Justice Borrok stated that “the contract is straightforward” and that Lard had breached the Operating Agreement “on no less than three occasions” with: (1) the attempt to install a CEO without board approval; (2) the commercially unreasonably terms that Lard interposed in its April response to Kolmar’s March Deadlock Notice; and, (3) on the record before Court, Lard’s continued stymieing of the Operating Agreement “by failing to move forward even when Kolmar offered to buy Lard out without application of the 30% discount which they had an absolute right to do.” Justice Borrok concluded that “[t]his continued breach discharged Kolmar's obligations.”
Furthermore, the Court noted that “Kolmar’s subsequent unilateral offers to resolve this matter including bringing the Kolmar Lawsuit were not accepted prior to Kolmar rescinding its prior offers to resolve this matter;” additionally, Kolmar had a right to rescind the March Deadlock notice because the terms were commercially reasonable and Kolmar continued to act in a commercially reasonable manner during the course of the parties’ interactions.
Finally, the Court held that “no reading of the Operating Agreement supports the notion that the Deadlock Provision is designed to have the acquiring member satisfy Process Tech’s obligation to repay the member loans.”

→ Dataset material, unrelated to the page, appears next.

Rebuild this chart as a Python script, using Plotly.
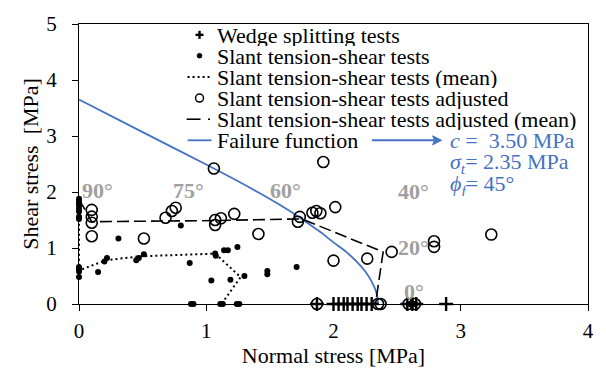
import plotly.graph_objects as go

# ---------------- data ----------------
wedge_x = [1.87, 2.00, 2.04, 2.08, 2.11, 2.15, 2.19, 2.22, 2.26, 2.30, 2.58, 2.62, 2.65, 2.885]
wedge_y = [0.0] * len(wedge_x)

slant_x = [0, 0, 0, 0, 0, 0, 0, 0, 0, 0, 0, 0,
           0.15, 0.20, 0.22, 0.31, 0.45, 0.47, 0.51, 0.80, 0.87, 0.88, 0.90,
           1.04, 1.07, 1.075, 1.14, 1.17, 1.245, 1.19, 1.30, 1.48, 1.48, 1.71,
           1.11, 1.13, 1.24, 1.26, 2.60, 2.64]
slant_y = [1.88, 1.84, 1.80, 1.76, 1.70, 1.65, 1.56, 1.52, 0.66, 0.62, 0.58, 0.48,
           0.57, 0.76, 0.82, 1.17, 0.78, 0.82, 0.89, 1.40, 0.73, 0.0, 0.0,
           0.42, 0.90, 0.86, 0.96, 0.96, 1.02, 0.435, 0.50, 0.59, 0.53, 0.66,
           0.0, 0.0, 0.0, 0.0, 0.0, 0.0]

slant_mean_x = [0, 0, 0.21, 0.47, 1.07, 1.27, 1.12]
slant_mean_y = [1.70, 0.60, 0.78, 0.85, 0.90, 0.48, 0.0]

adj_x = [0.10, 0.10, 0.10, 0.10, 0.51, 0.68, 0.73, 0.76, 1.06, 1.07, 1.07, 1.115,
         1.22, 1.41, 1.735, 1.72, 1.834, 1.865, 1.897, 1.92, 2.014, 2.00, 2.265,
         2.457, 2.79, 2.79, 3.24, 1.87, 2.35, 2.37, 2.59, 2.64]
adj_y = [1.68, 1.56, 1.45, 1.21, 1.17, 1.54, 1.66, 1.72, 2.42, 1.50, 1.41, 1.53,
         1.61, 1.25, 1.555, 1.47, 1.63, 1.66, 1.62, 2.535, 1.73, 0.775, 0.81,
         0.93, 1.12, 1.02, 1.24, 0.0, 0.0, 0.0, 0.0, 0.0]

adj_mean_x = [0, 0.10, 1.07, 1.75, 2.39, 2.33]
adj_mean_y = [1.87, 1.47, 1.49, 1.52, 0.93, 0.0]

fail_x = [0, 0.5, 1.0, 1.34, 1.6, 1.75, 1.9, 2.0, 2.1, 2.18, 2.25, 2.3, 2.33, 2.345, 2.35]
fail_y = [3.65, 3.07, 2.49, 2.08, 1.74, 1.52, 1.28, 1.10, 0.93, 0.76, 0.58, 0.40, 0.25, 0.12, 0.0]

angle_labels = ["90°", "75°", "60°", "40°", "20°", "0°"]
angle_x = [0.145, 0.86, 1.62, 2.63, 2.63, 2.63]
angle_y = [2.02, 2.02, 2.02, 2.01, 1.01, 0.22]

legend_names = ["Wedge splitting tests", "Slant tension-shear tests",
                "Slant tension-shear tests (mean)", "Slant tension-shear tests adjusted",
                "Slant tension-shear tests adjusted (mean)", "Failure function"]

param_lines = ["<i>c</i> =\u00a0 3.50 MPa", "<i>σ<sub>t</sub></i>= 2.35 MPa", "<i>ϕ<sub>f</sub></i>= 45°"]

# ---------------- style ----------------
FONT = "Liberation Serif"
BLUE = "#4472C4"
GRAY = "#A0A0A0"
W, H = 606, 374
L, R, T, B = 79, 16, 12, 70
PW, PH = W - L - R, H - T - B


def px2paper(px):
    return (px - L) / PW


def py2paper(py):
    return (H - B - py) / PH


fig = go.Figure()

fig.add_trace(go.Scatter(x=fail_x, y=fail_y, mode="lines", name=legend_names[5],
                         line=dict(color=BLUE, width=1.8, shape="spline", smoothing=0.6),
                         showlegend=False, cliponaxis=False))
fig.add_trace(go.Scatter(x=slant_mean_x, y=slant_mean_y, mode="lines", name=legend_names[2],
                         line=dict(color="black", width=2, dash="2px,3px"),
                         showlegend=False, cliponaxis=False))
fig.add_trace(go.Scatter(x=adj_mean_x, y=adj_mean_y, mode="lines", name=legend_names[4],
                         line=dict(color="black", width=1.6, dash="12px,5px"),
                         showlegend=False, cliponaxis=False))
fig.add_trace(go.Scatter(x=slant_x, y=slant_y, mode="markers", name=legend_names[1],
                         marker=dict(symbol="circle", size=6, color="black"),
                         showlegend=False, cliponaxis=False))
fig.add_trace(go.Scatter(x=adj_x, y=adj_y, mode="markers", name=legend_names[3],
                         marker=dict(symbol="circle-open", size=11, color="black",
                                     line=dict(width=1.6, color="black")),
                         showlegend=False, cliponaxis=False))
fig.add_trace(go.Scatter(x=wedge_x, y=wedge_y, mode="markers", name=legend_names[0],
                         marker=dict(symbol="cross-thin", size=10, color="black",
                                     line=dict(width=2.4, color="black")),
                         showlegend=False, cliponaxis=False))

annotations = []
shapes = []

# angle labels
for t, x, y in zip(angle_labels, angle_x, angle_y):
    annotations.append(dict(x=x, y=y, xref="x", yref="y", text="<b>" + t + "</b>",
                            showarrow=False, font=dict(family=FONT, size=22, color=GRAY),
                            xanchor="center", yanchor="middle"))

# manual legend
row_py = [23.3, 45.0, 67.3, 89.3, 111.3, 133.3]
text_px = 217
sym_px = 200
for name, py in zip(legend_names, row_py):
    annotations.append(dict(x=px2paper(text_px), y=py2paper(py), xref="paper", yref="paper",
                            text=name, showarrow=False, xanchor="left", yanchor="middle",
                            height=22, borderpad=0,
                            font=dict(family=FONT, size=22, color="black")))

ys = [py2paper(p) for p in row_py]
# plus
shapes.append(dict(type="line", xref="paper", yref="paper", xsizemode="pixel", ysizemode="pixel",
                   xanchor=px2paper(sym_px), yanchor=ys[0], x0=-4, x1=4, y0=0, y1=0,
                   line=dict(color="black", width=2.4)))
shapes.append(dict(type="line", xref="paper", yref="paper", xsizemode="pixel", ysizemode="pixel",
                   xanchor=px2paper(sym_px), yanchor=ys[0], x0=0, x1=0, y0=-4, y1=4,
                   line=dict(color="black", width=2.4)))
# dot
shapes.append(dict(type="circle", xref="paper", yref="paper", xsizemode="pixel", ysizemode="pixel",
                   xanchor=px2paper(sym_px), yanchor=ys[1], x0=-2.5, x1=2.5, y0=-2.5, y1=2.5,
                   fillcolor="black", line=dict(color="black", width=0.5)))
# dotted line
shapes.append(dict(type="line", xref="paper", yref="paper",
                   x0=px2paper(188), x1=px2paper(211), y0=ys[2], y1=ys[2],
                   line=dict(color="black", width=2, dash="2px,3px")))
# open circle
shapes.append(dict(type="circle", xref="paper", yref="paper", xsizemode="pixel", ysizemode="pixel",
                   xanchor=px2paper(sym_px), yanchor=ys[3], x0=-4, x1=4, y0=-4, y1=4,
                   line=dict(color="black", width=1.5)))
# dash-dot sample
shapes.append(dict(type="line", xref="paper", yref="paper",
                   x0=px2paper(187), x1=px2paper(201), y0=ys[4], y1=ys[4],
                   line=dict(color="black", width=1.6)))
shapes.append(dict(type="line", xref="paper", yref="paper",
                   x0=px2paper(208.5), x1=px2paper(210.5), y0=ys[4], y1=ys[4],
                   line=dict(color="black", width=1.6)))
# solid blue
shapes.append(dict(type="line", xref="paper", yref="paper",
                   x0=px2paper(188), x1=px2paper(212), y0=ys[5], y1=ys[5],
                   line=dict(color=BLUE, width=1.8)))

# blue arrow (shaft + head) and parameters
shapes.append(dict(type="line", xref="paper", yref="paper",
                   x0=px2paper(373), x1=px2paper(436), y0=ys[5], y1=ys[5],
                   line=dict(color=BLUE, width=2)))
shapes.append(dict(type="path", xref="paper", yref="paper", xsizemode="pixel", ysizemode="pixel",
                   xanchor=px2paper(443), yanchor=ys[5],
                   path="M 0,0 L -9,4.5 L -7,0 L -9,-4.5 Z",
                   fillcolor=BLUE, line=dict(color=BLUE, width=1)))

param_py = [133.3, 157.0, 180.0]
for t, py in zip(param_lines, param_py):
    annotations.append(dict(x=px2paper(450), y=py2paper(py), xref="paper", yref="paper",
                            text=t, showarrow=False, xanchor="left", yanchor="middle",
                            height=22, borderpad=0,
                            font=dict(family=FONT, size=22, color=BLUE)))

axis_common = dict(showgrid=False, zeroline=False, showline=True, linecolor="black",
                   linewidth=1.3, mirror=True, ticks="outside", ticklen=6, tickwidth=1.3,
                   tickcolor="black", tickfont=dict(family=FONT, size=21, color="black"),
                   dtick=1)

fig.update_layout(
    width=W, height=H,
    margin=dict(l=L, r=R, t=T, b=B),
    paper_bgcolor="white", plot_bgcolor="white",
    showlegend=False,
    xaxis=dict(range=[0, 4], title=dict(text="Normal stress [MPa]",
                                        font=dict(family=FONT, size=22, color="black"),
                                        standoff=2),
               ticklabelstandoff=2,
               **axis_common),
    yaxis=dict(range=[0, 5], title=dict(text="Shear stress\u00a0 [MPa]",
                                        font=dict(family=FONT, size=22, color="black"),
                                        standoff=1),
               ticklabelstandoff=11,
               **axis_common),
    annotations=annotations,
    shapes=shapes,
)

fig.write_html("out.html")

This case provides a good example of the use of the “shotgun” provision by each side of a business transaction. First, Kolmar triggered the provision to resolve a set of circumstances that came to a head with the appointment of CEO that it viewed to be unacceptable—either it would get full control of Process Tech or wash its hands. Lard agreed to buy out Kolmar, but its proposal contained terms the parties couldn’t work through. As a result, Kolmar activated the other option under the provision and exercised its right to buy out Lard; ultimately, going to court to force Lard to sell its interests under the provision. Lard followed Kolmar into the court with its own lawsuit, arguing that it was owed close to twice the amount that Kolmar cited. Finally, with the value of Process Tech eroded in the midst of COVID, Lard attempted to use the provision—and the parties’ previously agreed upon price—to extract more than the probable value of its interest in Process Tech through litigation. However, the Court determined that, inter alia, Lard’s breaches of the Operating Agreement discharged Kolmar’s obligations under the “shotgun” provision.

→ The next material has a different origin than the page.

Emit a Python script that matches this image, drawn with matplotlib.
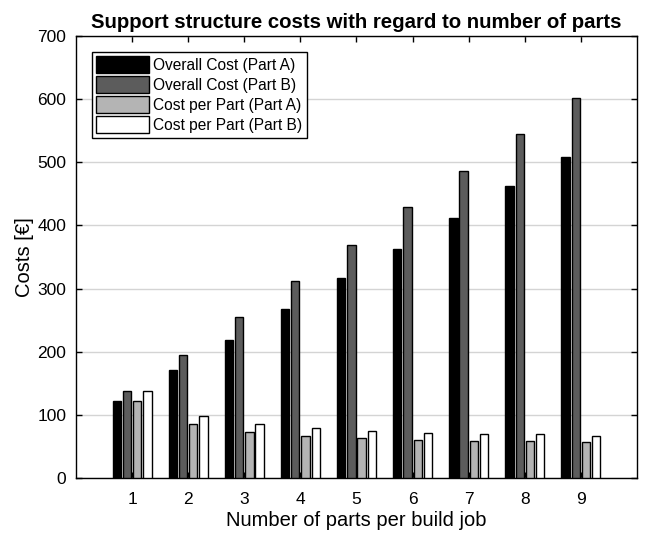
import numpy as np
import matplotlib
matplotlib.use('Agg')
import matplotlib.pyplot as plt

plt.rcParams['font.family'] = ['Liberation Sans', 'DejaVu Sans']

# parts per build job and support structure costs in EUR
parts = [1, 2, 3, 4, 5, 6, 7, 8, 9]
overall_a = [122, 171, 219, 268, 317, 363, 412, 462, 509]
overall_b = [138, 195, 255, 312, 369, 429, 486, 545, 602]
per_part_a = [122, 86, 73, 67, 63, 61, 59, 59, 57]
per_part_b = [138, 98, 86, 80, 75, 72, 69, 69, 67]

series = [overall_a, overall_b, per_part_a, per_part_b]
labels = ['Overall Cost (Part A)', 'Overall Cost (Part B)',
          'Cost per Part (Part A)', 'Cost per Part (Part B)']
colors = ['#000000', '#5c5c5c', '#b4b4b4', '#ffffff']

fig = plt.figure(figsize=(6.45, 5.35), dpi=100)
ax = fig.add_axes([0.1178, 0.1065, 0.8698, 0.8262])

x = np.array(parts)
step = 0.182
width = 0.148
for i, (vals, lab, col) in enumerate(zip(series, labels, colors)):
    off = (i - 1.5) * step
    ax.bar(x + off, vals, width, color=col, edgecolor='black',
           linewidth=1.0, label=lab, zorder=3)

ax.set_xlim(0, 10)
ax.set_ylim(0, 700)
ax.set_xticks(parts)
ax.set_yticks(np.arange(0, 701, 100))
ax.yaxis.grid(True, color='#d4d4d4', linewidth=1.0, zorder=0)
ax.tick_params(direction='in', top=True, right=True, labelsize=12.5,
               length=4, width=1)
ax.tick_params(axis='y', pad=7)
ax.tick_params(axis='x', pad=10)
for s in ax.spines.values():
    s.set_linewidth(1.0)

ax.set_title('Support structure costs with regard to number of parts',
             fontsize=14.7, fontweight='bold', pad=6)
ax.set_xlabel('Number of parts per build job', fontsize=14.5, labelpad=3)
ax.set_ylabel('Costs [€]', fontsize=14.5, labelpad=2)

leg = ax.legend(loc='upper left', fontsize=11.2, handlelength=3.4,
                handleheight=1.3, handletextpad=0.25, labelspacing=0.2,
                borderpad=0.3, borderaxespad=1.0, fancybox=False,
                framealpha=1)
leg.get_frame().set_edgecolor('black')
leg.get_frame().set_linewidth(1.0)

fig.savefig('out.png', dpi=100)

By Alvin Li and Muhammad U. Faridi
 As noted in the first footnote of the opinion, the Court’s references to the docket were generally references to that of a related case, Lard-PT, LLC v. Seokoh, Inc., Index No. 651726/2020 (Sup. Ct., NY Cty. Mar. 16, 2020). This opinion also consolidated the 650983 and 651726 matters together under Index No. 650983/2020.
 Seokoh, the plaintiff/defendant in these matters, is the wholly-owned subsidiary of Kolmar Korea Co., Ltd. Seokoh, Index No. 650983/2020, Doc. No. 2 at 2. The LLC Agreement defines Seokoh as “Kolmar”, id., Doc. No. 3 at 1, and Justice Borrok lists the same definition at the start of the decision.

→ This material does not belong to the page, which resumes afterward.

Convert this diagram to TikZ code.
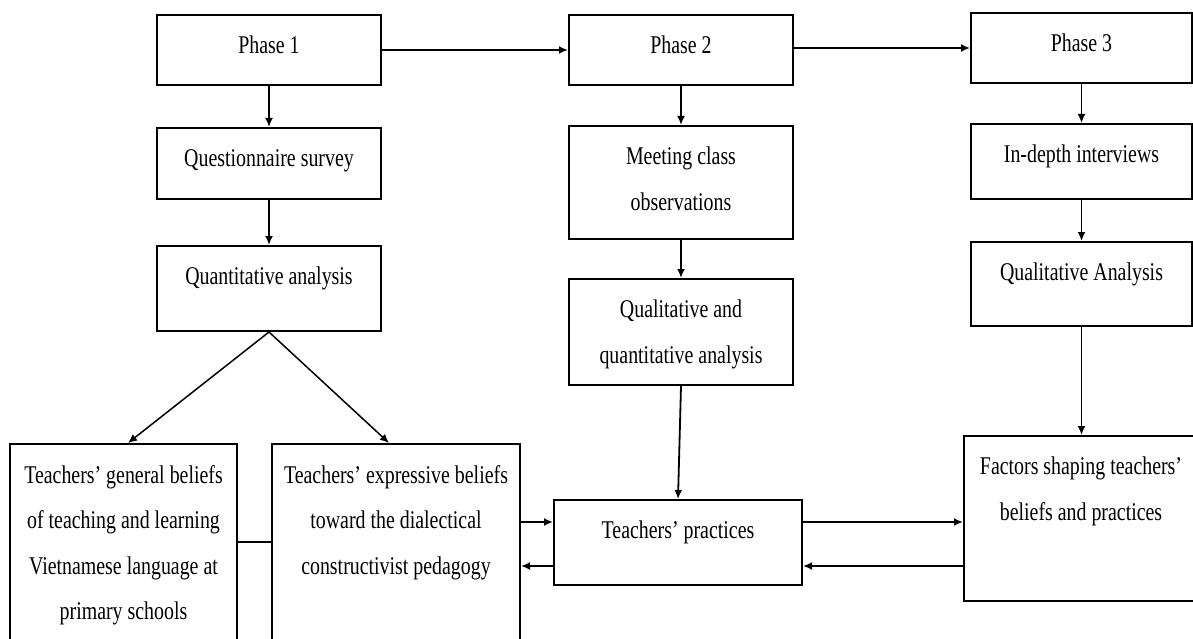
\documentclass[tikz,border=0pt]{standalone}
\usepackage{fontspec}
\setmainfont[FakeStretch=0.78]{Liberation Serif}
\usetikzlibrary{arrows.meta}
\tikzstyle{bx}=[rectangle,draw=black,line width=2pt,inner sep=0pt]
\tikzstyle{txt}=[anchor=north,inner sep=0pt,align=center,font=\fontsize{25.5}{45.5}\selectfont]
\tikzstyle{ar}=[-{Latex[length=9pt,width=8pt]},line width=1.8pt]

\begin{document}
\begin{tikzpicture}[x=1pt,y=-1pt]
\useasboundingbox (0,0) rectangle (1193,639);
% boxes: name/x/y/width/height
\foreach \n/\x/\y/\w/\h in {p1/269/50/224/70, qs/269/163.5/224/71, qa/269/288.5/224/85,
  p2/681/50/224/70, mc/681/182.5/224/113, qq/681/332/224/106,
  p3/1081.5/48/221/70, iv/1081.5/161.5/221/75, ql/1081.5/284/221/84,
  gb/123.5/552/227/216, eb/396/552/248/216, tp/678/542.5/248/85, fs/1081/518.5/234/165}
  \node[bx,minimum width=\w,minimum height=\h] (\n) at (\x,\y) {};
% texts
\foreach \n/\t in {p1/{Phase 1}, qs/{Questionnaire survey}, qa/{Quantitative analysis},
  p2/{Phase 2}, mc/{Meeting class\\observations}, qq/{Qualitative and\\quantitative analysis},
  p3/{Phase 3}, iv/{In-depth interviews}, ql/{Qualitative Analysis},
  gb/{Teachers’ general beliefs\\of teaching and learning\\Vietnamese language at\\primary schools},
  eb/{Teachers’ expressive beliefs\\toward the dialectical\\constructivist pedagogy},
  tp/{Teachers’ practices}, fs/{Factors shaping teachers’\\beliefs and practices}}
  \node[txt] (t\n) at ([yshift=-22pt]\n.north) {\t};
% phases
\draw[ar] (p1) -- (p2);
\draw[ar] (p2.east |- p3.west) -- (p3.west);
\foreach \a/\b in {p1/qs, qs/qa, p2/mc, mc/qq, p3/iv, iv/ql}
  \draw[ar] (\a) -- (\b);
\draw[ar] (qq.south) -- (tp.north);
\draw[ar] (ql.south) -- (ql.south |- fs.north);
\draw[ar,line width=1.5pt] (qa.south) -- ([xshift=4.5pt]gb.north);
\draw[ar,line width=1.5pt] (qa.south) -- ([xshift=-7pt]eb.north);
\draw[line width=1.8pt] ([yshift=10pt]gb.east) -- ([yshift=10pt]eb.west);
% links round the practices box
\path ([yshift=20.5pt]tp.west) coordinate (tpa) ([yshift=-23.5pt]tp.west) coordinate (tpb)
  ([yshift=20.5pt]tp.east) coordinate (tpc) ([yshift=-23.5pt]tp.east) coordinate (tpd);
\draw[ar] (eb.east |- tpa) -- (tpa);
\draw[ar] (tpb) -- (eb.east |- tpb);
\draw[ar] (tpc) -- (fs.west |- tpc);
\draw[ar] (fs.west |- tpd) -- (tpd);
\end{tikzpicture}
\end{document}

 The Operating Agreement refers to Kolmar and WLM (the predecessor in interest to Lard). To reduce confusion, we will just use Lard throughout this post.
 As excerpted in the opinion, Kolmar’s June 2019 letter alleged that Process Tech was deteriorating, in part, because the CEO position had been vacant for over 5 months due to Lard’s candidate resigning after allegations of improper behavior against a Process Tech employee as well as the failure to renew a $4 million loan, which was tied to $20 million plus in potential cross defaults.